A significant portion of independent pig farms in Ukraine may disappear, in case their managers will not change their operational strategies. That opinion was shared recently by Nikolay Babenko, executive director of the Ukraine meat industry association, against local news outlet Meat-Inform.
Babenko explained that there is an ongoing consolidation trend in the Ukraine’s pig industry. For independent pig farms it would be hard to fit in the new industry landscape. He added that it is clear that the market environment will worsen for independent pig farms, since a growing number of meat processing plants will shift to using pork from their own farms or their partners’ farms.
In addition, cost optimisation would make production costs of integrated farms and cooperatives lower than that of independent farms and this would undermine the competitiveness of the independent market players, Babenko warned. He did not add what managers would have to do to stay in business.

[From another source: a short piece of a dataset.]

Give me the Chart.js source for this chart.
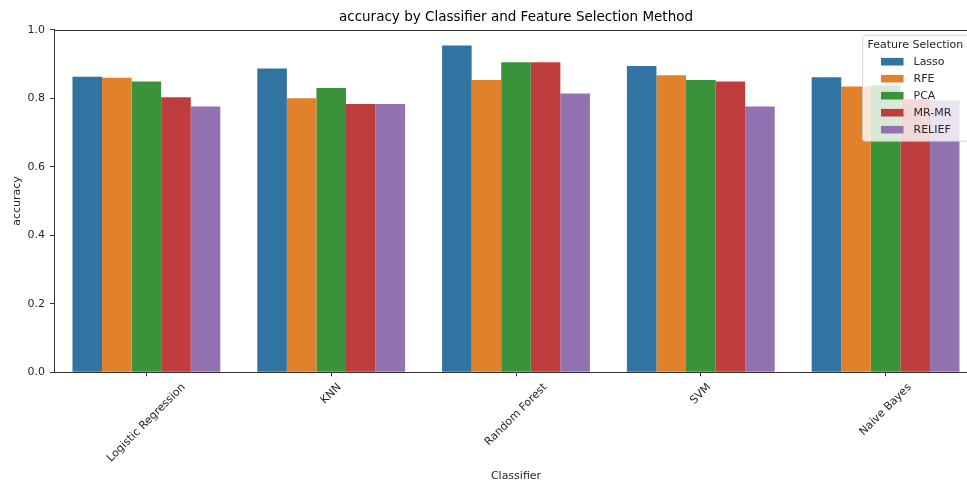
<!DOCTYPE html>
<html><head><meta charset="utf-8">
<script src="https://cdn.jsdelivr.net/npm/chart.js@4.4.0/dist/chart.umd.min.js"></script>
<style>
html,body{margin:0;padding:0;overflow:hidden;background:#fff;width:967px;height:483px}
#wrap{position:absolute;left:0;top:0;width:1000px;height:483px}
</style>
</head><body><div id="wrap"><canvas id="c" width="1000" height="483"></canvas></div>
<script>
const classifiers = ['Logistic Regression', 'KNN', 'Random Forest', 'SVM', 'Naive Bayes'];
const methods = ['Lasso', 'RFE', 'PCA', 'MR-MR', 'RELIEF'];
const lasso  = [0.863, 0.887, 0.954, 0.894, 0.861];
const rfe    = [0.860, 0.800, 0.853, 0.867, 0.834];
const pca    = [0.849, 0.830, 0.905, 0.853, 0.837];
const mrmr   = [0.803, 0.783, 0.905, 0.849, 0.797];
const relief = [0.776, 0.783, 0.814, 0.776, 0.793];
const yTicks = [0.0, 0.2, 0.4, 0.6, 0.8, 1.0];
const chartTitle = 'accuracy by Classifier and Feature Selection Method';
const xTitle = 'Classifier';
const yTitle = 'accuracy';
const legendTitle = 'Feature Selection';
const colors = ['#3274A1', '#E1812C', '#3A923A', '#C03D3E', '#9372B2'];

const FONT = 'DejaVu Sans';
const seriesValues = [lasso, rfe, pca, mrmr, relief];

const decor = {
  id: 'decor',
  afterDatasetsDraw(chart) {
    const ctx = chart.ctx, ca = chart.chartArea;
    // legend
    const fs = 11;
    const right = ca.right - 5.5, top = ca.top + 5.5;
    const w = 110, h = 106;
    const left = right - w;
    ctx.save();
    ctx.beginPath();
    if (ctx.roundRect) ctx.roundRect(left, top, w, h, 2.5); else ctx.rect(left, top, w, h);
    ctx.fillStyle = 'rgba(255,255,255,0.8)';
    ctx.fill();
    ctx.strokeStyle = 'rgba(204,204,204,0.8)';
    ctx.lineWidth = 1;
    ctx.stroke();
    ctx.font = fs + 'px "' + FONT + '"';
    ctx.fillStyle = '#262626';
    ctx.textBaseline = 'middle';
    ctx.textAlign = 'left';
    ctx.fillText(legendTitle, left + 5, top + 9.5);
    chart.data.datasets.forEach((ds, i) => {
      const cy = top + 26.5 + i * 17;
      ctx.fillStyle = ds.backgroundColor;
      ctx.fillRect(left + 18.5, cy - 3.8, 22.5, 7.6);
      ctx.fillStyle = '#262626';
      ctx.fillText(ds.label, left + 51, cy);
    });
    ctx.restore();
  },
  afterDraw(chart) {
    const ctx = chart.ctx, ca = chart.chartArea;
    ctx.save();
    // top & right spines
    ctx.strokeStyle = '#333';
    ctx.lineWidth = 1;
    ctx.beginPath();
    ctx.moveTo(ca.left, Math.round(ca.top) + 0.5);
    ctx.lineTo(ca.right, Math.round(ca.top) + 0.5);
    ctx.moveTo(Math.round(ca.right) + 0.5, ca.top);
    ctx.lineTo(Math.round(ca.right) + 0.5, ca.bottom);
    ctx.stroke();
    // title
    ctx.fillStyle = '#000';
    ctx.font = '13.5px "' + FONT + '"';
    ctx.textAlign = 'center';
    ctx.textBaseline = 'middle';
    ctx.fillText(chartTitle, (ca.left + ca.right) / 2, 17.5);
    // rotated x tick labels (matplotlib-style centered bbox)
    const xs = chart.scales.x;
    ctx.font = '11px "' + FONT + '"';
    ctx.fillStyle = '#262626';
    const hh = 12.8;
    xs.ticks.forEach((t, i) => {
      const label = chart.data.labels[i];
      const x = xs.getPixelForTick(i);
      const tw = ctx.measureText(label).width;
      const W = (tw + hh) * Math.SQRT1_2;
      const cy = ca.bottom + 8.7 + W / 2;
      ctx.save();
      ctx.translate(x, cy);
      ctx.rotate(-Math.PI / 4);
      ctx.textAlign = 'center';
      ctx.textBaseline = 'middle';
      ctx.fillText(label, 0, 0);
      ctx.restore();
    });
    ctx.restore();
  }
};

new Chart(document.getElementById('c'), {
  type: 'bar',
  data: {
    labels: classifiers,
    datasets: methods.map((m, i) => ({
      label: m,
      data: seriesValues[i],
      backgroundColor: colors[i],
      borderWidth: 0,
      categoryPercentage: 0.8,
      barPercentage: 1.0
    }))
  },
  options: {
    responsive: false,
    devicePixelRatio: 1,
    animation: false,
    layout: { padding: { top: 29.7, right: 22, left: 0, bottom: 0 } },
    plugins: {
      legend: { display: false },
      title: { display: false },
      tooltip: { enabled: false }
    },
    scales: {
      x: {
        type: 'category',
        offset: true,
        grid: { display: true, drawOnChartArea: false, drawTicks: true, tickLength: 4, offset: false, color: '#333' },
        border: { display: true, color: '#333', width: 1 },
        ticks: { display: false },
        title: { display: true, text: xTitle, color: '#262626', font: { family: FONT, size: 11 }, padding: { top: 0, bottom: 0.4 } },
        afterFit(s) { s.height = 110.7; }
      },
      y: {
        min: 0, max: 1,
        afterBuildTicks(s) { s.ticks = yTicks.map(v => ({ value: v })); },
        ticks: {
          color: '#262626', padding: 5,
          font: { family: FONT, size: 11 },
          callback: v => Number(v).toFixed(1)
        },
        grid: { display: true, drawOnChartArea: false, drawTicks: true, tickLength: 4, color: '#333' },
        border: { display: true, color: '#333', width: 1 },
        title: { display: true, text: yTitle, color: '#262626', font: { family: FONT, size: 11 }, padding: { top: 10.4, bottom: 0 } },
        afterFit(s) { s.width = 54; }
      }
    }
  },
  plugins: [decor]
});
</script>
</body></html>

In Ukraine, there is also a large number of so-called ‘social farms’, which are operating not to generate profit, but to keep people occupied. Recent legal changes would not allow these social farms to continue, should they be loss-making. Babenko said that massive shutdowns are being anticipated.

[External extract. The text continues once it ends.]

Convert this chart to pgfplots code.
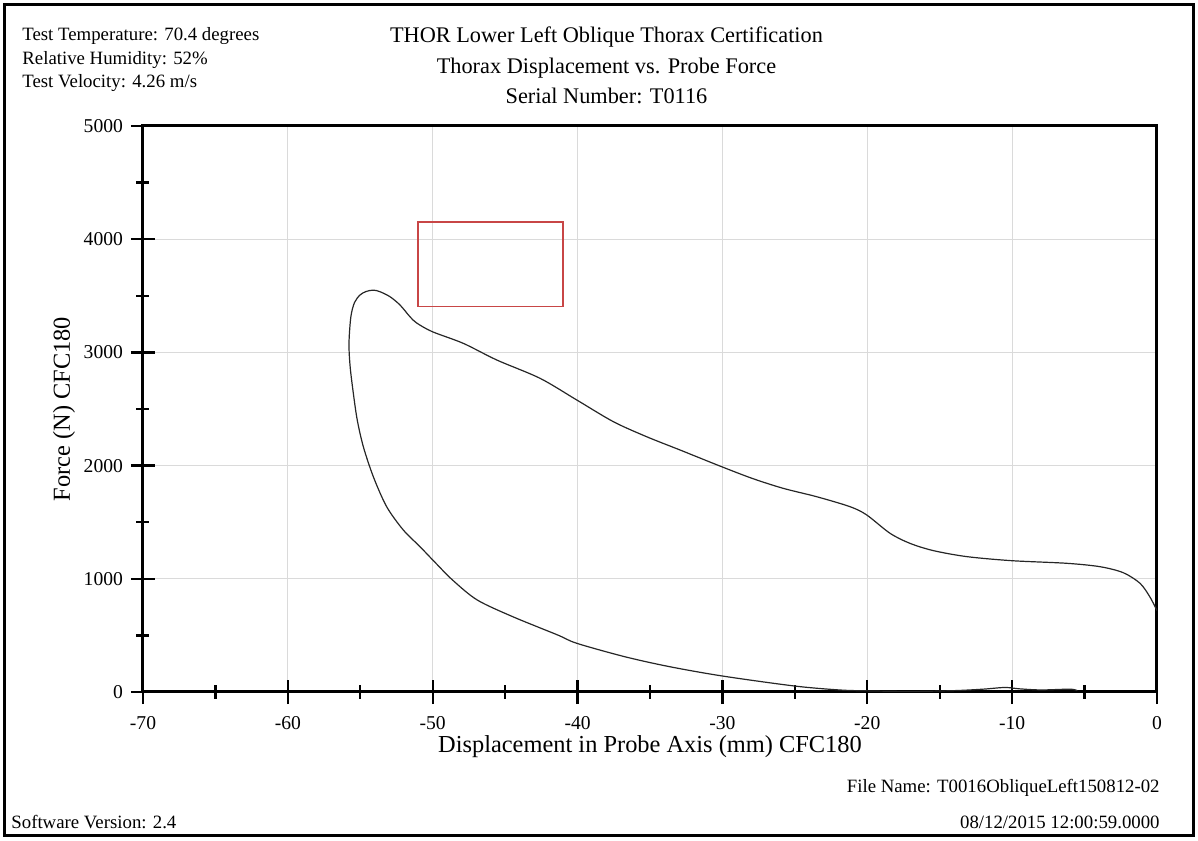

This pig farm in Ukraine renovated cattle sheds to be suitable for finisher pigs. - Photo: Henk Riswick
Numerous independent pig farms will stop
Babenko’s forecast is in line with predictions by the Ukrainian association of pig producers, expecting that changing market conditions will drive numerous independent farms out of operation in the next 5 years – backyard farms being the first among them.
The development pace gives reason to think that that the country’s pig population could shrink by 1 million head in the next few years. That is the opinion of Alexandra Bondarskaya, of the analytical department of Ukraine’s association of pig producers, in the statement on association’s website.
Gaps between demand and supply
The gaps between demand and supply formed as a result would push industrial pig companies to increase production performance and effectiveness, Bondarskaya said. The State Statistical Service estimated that as of today, 1,700 farms are registered to grow pigs in Ukraine, compared to 2,700 in 2015. Only 95 farms of them have a pig population higher than 5,000 head, while almost all pig farms that did close down had fewer than 2,000 head.
African Swine Fever taking its toll
Bondarskaya said that in 2019, Ukraine lost 112,000 head of pigs on commercial farms due to African Swine Fever (ASF), which equals 3% of the country’s pig population. As of January 1 of 2020, the pig population in the country amounted to 5.73 million head, 5% down as compared to 2019, when there were 3.3 million pigs on industrial farms and 2.4 million pigs at backyard farms.
ASF is not sparing anybody as both backyard and industrial farms were affected in 2019, Bondarskaya said. Yet the backyard segment was hit much stronger, since that part of the industry lost 7.6% of pigs in 2019.